Indigent defendants who are represented by appointed lawyers and defendants who can afford to hire their own attorneys are both entitled to adequate representation. But “adequate representation” does not mean perfect representation. However, an incompetent or negligent lawyer can so poorly represent a client that the court is justified in throwing out a guilty verdict based on the attorney’s incompetence.

If a defendant’s lawyer is ineffective at trial and on direct appeal, the defendant’s Sixth Amendment right to a fair trial has been violated. In analyzing claims that a defendant’s lawyer was ineffective, the principal goal is to determine whether the lawyer’s conduct so undermined the functioning of the judicial process that the trial cannot be relied upon as having produced a just result.

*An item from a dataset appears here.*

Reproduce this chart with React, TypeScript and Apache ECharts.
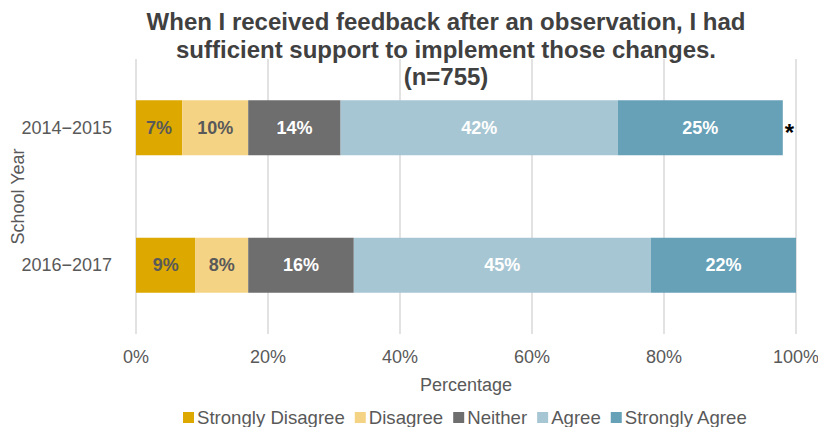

Proving this requires two steps:

  1. The defendant must show that his own lawyer’s job performance was deficient. The defendant must prove that his counsel made errors so serious that the lawyer did not function as the counsel guaranteed the defendant by the Sixth Amendment.
  2. The defendant must show that the deficient performance unfairly prejudiced the defense. The defendant must show that his lawyer’s errors were so serious as to wholly deprive the defendant of a fair trial.

Unless a defendant proves both steps, the conviction or sentence cannot be said to result from a breakdown in the judicial process such that the result is unreliable. When courts review a lawyer’s advocacy of a defendant, they are deferential. Courts are bound by a strong presumption that any given lawyer’s conduct falls within the range of reasonable professional assistance.